Zombie publics create a third-generation zombie horde quite diﬀerent from their ﬁlmic and textual doubles. When zombies assume the living form of a crowd, the semantic and libidinal elements condensed in the ﬁgure of the zombie are re-embodied in a crowd, ritualised in a festival and rerepresented in a new form of visual capture that redoubles the mediatised world of zombie. This complicates matters as I discovered when taking photographs of zombies at zombie parades. There’s something very distinctive about a photograph. To begin with it is still. It doesn’t have the poetic mobility of a ﬁlm, novel or computer game, nor does it have the living, ﬂuid form of a parade. Photographs snatch a split second out of reality freezing it and giving it duration. Sometime this capture allows us to see things that would go unnoticed. I imagined that I would take photographs of the zombies at
the Adelaide zombie parade and use them in the little book I was writing on zombies, but something happened that made me wonder just what I was doing.
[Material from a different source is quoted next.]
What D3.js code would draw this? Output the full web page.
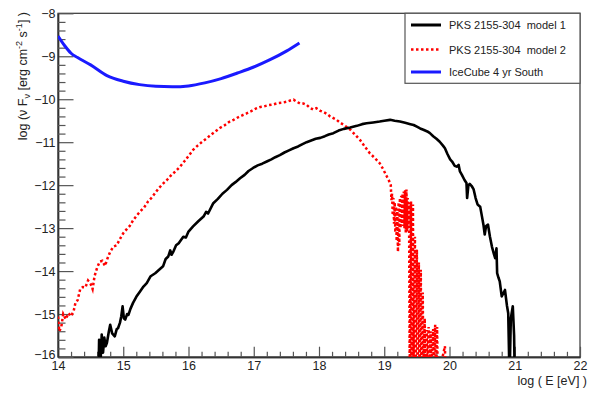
<!DOCTYPE html>
<html><head><meta charset="utf-8">
<script src="https://cdn.jsdelivr.net/npm/d3@7"></script>
<style>
html,body{margin:0;padding:0;background:#fff;}
svg{display:block;font-family:"Liberation Sans",Arial,Helvetica,sans-serif;}
</style></head>
<body><svg id="c" width="591" height="396"></svg>
<script>
// ---------- data ----------
const xTicks = [14,15,16,17,18,19,20,21,22];
const yTicks = [-16,-15,-14,-13,-12,-11,-10,-9,-8];
const seriesNames = ["PKS 2155-304  model 1","PKS 2155-304  model 2","IceCube 4 yr South"];

const iceLogE = [14.0,14.1,14.2,14.3,14.5,14.75,15.0,15.25,15.5,15.75,16.0,16.25,16.5,16.75,17.0,17.25,17.5,17.7];
const iceLogF = [-8.53,-8.75,-8.93,-9.03,-9.2,-9.45,-9.58,-9.66,-9.7,-9.71,-9.69,-9.62,-9.52,-9.39,-9.25,-9.08,-8.88,-8.69];

const m1LogE = [14.62,14.63,14.65,14.67,14.69,14.71,14.73,14.75,14.78,14.8,14.83,14.87,14.9,14.92,14.95,14.97,14.99,15.01,15.03,15.06,15.08,15.11,15.15,15.2,15.26,15.31,15.36,15.42,15.49,15.55,15.61,15.65,15.69,15.72,15.74,15.77,15.81,15.85,15.92,15.96,16.0,16.07,16.15,16.23,16.27,16.3,16.38,16.45,16.52,16.59,16.66,16.72,16.79,16.86,16.92,16.99,17.06,17.13,17.2,17.27,17.33,17.4,17.47,17.54,17.61,17.68,17.74,17.81,17.88,17.95,18.02,18.09,18.15,18.22,18.3,18.38,18.48,18.58,18.66,18.73,18.83,18.93,19.0,19.09,19.16,19.24,19.32,19.4,19.45,19.5,19.55,19.6,19.66,19.7,19.75,19.8,19.85,19.9,19.93,19.97,20.01,20.04,20.08,20.11,20.14,20.16,20.19,20.23,20.26,20.27,20.29,20.31,20.34,20.37,20.4,20.43,20.47,20.5,20.52,20.54,20.56,20.59,20.62,20.65,20.68,20.7,20.72,20.73,20.75,20.77,20.8,20.83,20.85,20.88,20.9,20.92,20.94,20.97,20.99,21.0];
const m1LogF = [-16.5,-15.6,-16.2,-15.48,-15.9,-15.55,-15.75,-15.67,-15.4,-15.25,-15.45,-15.52,-15.35,-15.33,-15.2,-15.05,-14.82,-15.1,-15.13,-15.0,-15.02,-14.88,-14.74,-14.6,-14.47,-14.36,-14.28,-14.12,-14.05,-13.97,-13.89,-13.72,-13.66,-13.52,-13.62,-13.54,-13.4,-13.35,-13.2,-13.22,-13.08,-12.96,-12.84,-12.73,-12.62,-12.66,-12.42,-12.32,-12.2,-12.11,-12.0,-11.93,-11.84,-11.76,-11.67,-11.6,-11.54,-11.5,-11.45,-11.4,-11.35,-11.3,-11.24,-11.19,-11.14,-11.1,-11.05,-11.0,-10.96,-10.92,-10.9,-10.86,-10.82,-10.79,-10.73,-10.69,-10.66,-10.62,-10.58,-10.56,-10.54,-10.52,-10.5,-10.48,-10.5,-10.52,-10.55,-10.58,-10.6,-10.64,-10.68,-10.71,-10.75,-10.79,-10.86,-10.92,-10.99,-11.08,-11.14,-11.28,-11.4,-11.45,-11.55,-11.57,-11.53,-11.68,-11.76,-11.88,-11.95,-12.3,-12.0,-11.97,-12.02,-12.1,-12.3,-12.45,-12.5,-12.75,-12.92,-13.15,-12.95,-12.92,-13.2,-13.43,-13.6,-13.7,-13.47,-14.05,-14.15,-14.24,-14.59,-14.5,-14.44,-14.8,-14.98,-16.5,-15.1,-14.82,-15.5,-16.5];

const m2LogE = [14.0,14.02,14.05,14.08,14.12,14.16,14.2,14.24,14.27,14.3,14.34,14.38,14.42,14.46,14.5,14.53,14.56,14.6,14.64,14.68,14.72,14.76,14.8,14.85,14.9,14.95,15.0,15.05,15.1,15.15,15.2,15.26,15.32,15.38,15.43,15.48,15.54,15.6,15.67,15.74,15.8,15.87,15.94,16.0,16.07,16.14,16.21,16.28,16.35,16.42,16.48,16.55,16.62,16.69,16.76,16.83,16.89,16.96,17.03,17.1,17.15,17.22,17.3,17.37,17.44,17.5,17.56,17.61,17.66,17.71,17.76,17.81,17.86,17.91,17.96,18.02,18.07,18.12,18.17,18.22,18.27,18.32,18.4,18.48,18.55,18.63,18.7,18.78,18.85,18.93,18.98,19.04,19.09,19.1,19.11,19.12,19.13,19.14,19.15,19.16,19.17,19.18,19.19,19.2,19.21,19.22,19.23,19.24,19.25,19.26,19.27,19.28,19.29,19.3,19.31,19.32,19.33,19.34,19.35,19.36,19.37,19.38,19.39,19.41,19.42,19.44,19.45,19.47,19.48,19.5,19.51,19.53,19.54,19.56,19.57,19.59,19.6,19.62,19.63,19.65,19.66,19.68,19.69,19.71,19.72,19.75,19.76,19.78,19.79,19.81,19.82,19.93,19.94];
const m2LogF = [-15.06,-15.4,-15.3,-15.0,-15.12,-14.98,-15.05,-14.93,-14.72,-14.68,-14.42,-14.37,-14.38,-14.22,-14.3,-14.42,-14.12,-13.92,-13.78,-13.76,-13.88,-13.7,-13.55,-13.43,-13.4,-13.25,-13.12,-13.03,-12.95,-12.82,-12.72,-12.61,-12.52,-12.38,-12.3,-12.2,-12.08,-11.98,-11.88,-11.76,-11.68,-11.57,-11.44,-11.32,-11.18,-11.08,-10.99,-10.91,-10.82,-10.74,-10.67,-10.61,-10.53,-10.48,-10.42,-10.37,-10.33,-10.28,-10.22,-10.18,-10.17,-10.14,-10.12,-10.09,-10.08,-10.06,-10.03,-10.01,-10.06,-10.1,-10.1,-10.13,-10.2,-10.24,-10.21,-10.27,-10.3,-10.34,-10.4,-10.44,-10.48,-10.54,-10.62,-10.71,-10.82,-10.95,-11.1,-11.26,-11.36,-11.49,-11.62,-11.8,-11.95,-12.0,-12.35,-12.2,-12.7,-12.3,-12.9,-12.4,-13.1,-12.5,-13.3,-12.6,-13.55,-12.4,-13.4,-12.3,-13.0,-12.25,-12.9,-12.2,-12.95,-12.15,-13.0,-12.12,-13.1,-12.1,-13.08,-12.3,-13.0,-12.4,-16.5,-12.38,-16.5,-12.45,-16.5,-13.2,-16.5,-13.5,-16.5,-13.8,-16.5,-13.97,-16.5,-14.5,-16.5,-15.1,-16.5,-15.37,-16.5,-15.3,-16.5,-15.4,-16.5,-15.35,-16.5,-15.25,-16.5,-15.3,-16.5,-15.75,-16.5];

// ---------- drawing ----------
const svg = d3.select("#c");
const L=58, R=580, T=13.3, B=357;
const x = d3.scaleLinear().domain([14,22]).range([L,R]);
const y = d3.scaleLinear().domain([-16,-8]).range([B,T]);
const ink = "#222";

svg.append("defs").append("clipPath").attr("id","clip")
  .append("rect").attr("x",L).attr("y",T).attr("width",R-L).attr("height",B-T);

// frame
svg.append("rect").attr("x",L).attr("y",T).attr("width",R-L).attr("height",B-T)
  .attr("fill","none").attr("stroke","#333").attr("stroke-width",1.2);

const xMinor = d3.range(14,22.0001,0.2).filter(v=>Math.abs(v-Math.round(v))>1e-6);
const yMinor = d3.range(-16,-7.9999,0.2).filter(v=>Math.abs(v-Math.round(v))>1e-6);

// x axis
const gx = svg.append("g").attr("transform",`translate(0,${B})`);
gx.call(d3.axisBottom(x).tickValues(xTicks).tickFormat(d3.format("d")).tickSize(-10.3).tickSizeOuter(0).tickPadding(4.5));
const gxm = svg.append("g").attr("transform",`translate(0,${B})`);
gxm.call(d3.axisBottom(x).tickValues(xMinor).tickFormat("").tickSize(-5.2).tickSizeOuter(0));
// y axis
const gy = svg.append("g").attr("transform",`translate(${L},0)`);
gy.call(d3.axisLeft(y).tickValues(yTicks).tickFormat(d3.format("d")).tickSize(-15.5).tickSizeOuter(0).tickPadding(2.5));
const gym = svg.append("g").attr("transform",`translate(${L},0)`);
gym.call(d3.axisLeft(y).tickValues(yMinor).tickFormat("").tickSize(-7.5).tickSizeOuter(0));

svg.selectAll(".tick line").attr("stroke","#555").attr("stroke-width",1.2);
svg.selectAll(".domain").attr("stroke","#333").attr("stroke-width",1.4);
svg.selectAll(".tick text").attr("fill",ink).style("font-size","12.5px")
  .style("font-family","'Liberation Sans',Arial,sans-serif");
// nudge the corner label "-16" slightly so it does not sit on "14"
gy.selectAll(".tick").filter(d=>d===-16).select("text").attr("dy","0.1em");

// axis titles
svg.append("text").attr("x",587).attr("y",385).attr("text-anchor","end")
  .attr("fill",ink).style("font-size","12.5px").text("log ( E [eV] )");

const yt = svg.append("text").attr("transform","translate(27,12) rotate(-90)")
  .attr("text-anchor","end").attr("fill",ink).style("font-size","12.5px");
yt.append("tspan").text("log (\u03bd F");
yt.append("tspan").attr("dy",3).style("font-size","9px").text("\u03bd");
yt.append("tspan").attr("dy",-3).text(" [erg cm");
yt.append("tspan").attr("dy",-5).style("font-size","9px").text("-2");
yt.append("tspan").attr("dy",5).text(" s");
yt.append("tspan").attr("dy",-5).style("font-size","9px").text("-1");
yt.append("tspan").attr("dy",5).text("] )");

// curves
const line = d3.line().x(d=>x(d[0])).y(d=>y(d[1]));
const plot = svg.append("g").attr("clip-path","url(#clip)");
const zip = (a,b)=>a.map((v,i)=>[v,b[i]]);

plot.append("path").datum(zip(m2LogE,m2LogF)).attr("d",line)
  .attr("fill","none").attr("stroke","#ff0000").attr("stroke-width",2.5)
  .attr("stroke-dasharray","2.5,2.5");
plot.append("path").datum(zip(m1LogE,m1LogF)).attr("d",line)
  .attr("fill","none").attr("stroke","#000").attr("stroke-width",2.6)
  .attr("stroke-linejoin","round");
plot.append("path").datum(zip(iceLogE,iceLogF)).attr("d",d3.line().x(d=>x(d[0])).y(d=>y(d[1])).curve(d3.curveMonotoneX))
  .attr("fill","none").attr("stroke","#1a1aff").attr("stroke-width",3);

// legend
const lg = svg.append("g");
lg.append("rect").attr("x",405).attr("y",13.3).attr("width",175).attr("height",70)
  .attr("fill","#fff").attr("stroke","#555").attr("stroke-width",1.2);
const legStyles = [
  {c:"#000",w:3,d:null},
  {c:"#ff0000",w:2.5,d:"2.5,2.5"},
  {c:"#1a1aff",w:3,d:null}
];
const rowY = [25,49.5,72];
seriesNames.forEach((n,i)=>{
  const l = lg.append("line").attr("x1",411).attr("x2",441).attr("y1",rowY[i]).attr("y2",rowY[i])
    .attr("stroke",legStyles[i].c).attr("stroke-width",legStyles[i].w);
  if(legStyles[i].d) l.attr("stroke-dasharray",legStyles[i].d);
  lg.append("text").attr("x",449).attr("y",rowY[i]+4).attr("fill",ink)
    .style("font-size","11px").style("white-space","pre").text(n);
});
</script></body></html>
In the late afternoon the zombies
gathered to picnic, promenade and pose for the dozens of photographers who were shooting at liberty. No ‘Please may I?’, just a free for all – clicking away as close as you dared – as a zombie on a microphone urged all the photographers to upload their photographs on the Zombie March Facebook page as soon as they got home. It was a street photographer’s dream. Before the march I had checked with the organisers on whether I needed to register as a photographer but there was no registration system in place and no permission forms. Given the prevalent paranoia about photographers ‘taking’ unauthorised photographs, this photographic free-for-all seemed part of the long tradition of rule breaking associated with carnival. You can buy a T-shirt on the web that says ‘Photography is not a crime’, but once I was at home uploading my photographs I found myself in a crime scene of my own making. It happened when night had fallen and the zombies had
moved out of the park to begin the long march across town. Shooting a moaning, gesticulating zombie mass on the move and in the dark is well beyond my technological know-how so I had switched from manual to automatic and begun shooting blind. It was only later that night, as I scanned the images on my computer screen, that I saw her. Those eyes! She’d been moving too fast for my shutter to capture and was little more than an apparition of swirling reds and golden light, but I pared back the colour and there she was. An unquiet image, unsettling, bewildering. A child, twice dressed. Once, in the pink sparkling satin of a fairy costume. Once, blood soaked in the aftermath of horror. Kids today are familiar with zombies. ‘Zombies’ is a favourite
game at the crèche, and there is a mountain of zombie children’s ﬁction written to provide an imaginary escape from an upsetting reality. But there was something more than fantasy or game playing afoot in this photograph. A ‘something more’ that transformed the fantasy act of a child dressing up as a ﬁgure from a horrorstory into a story of horror ﬁnding expression through a child.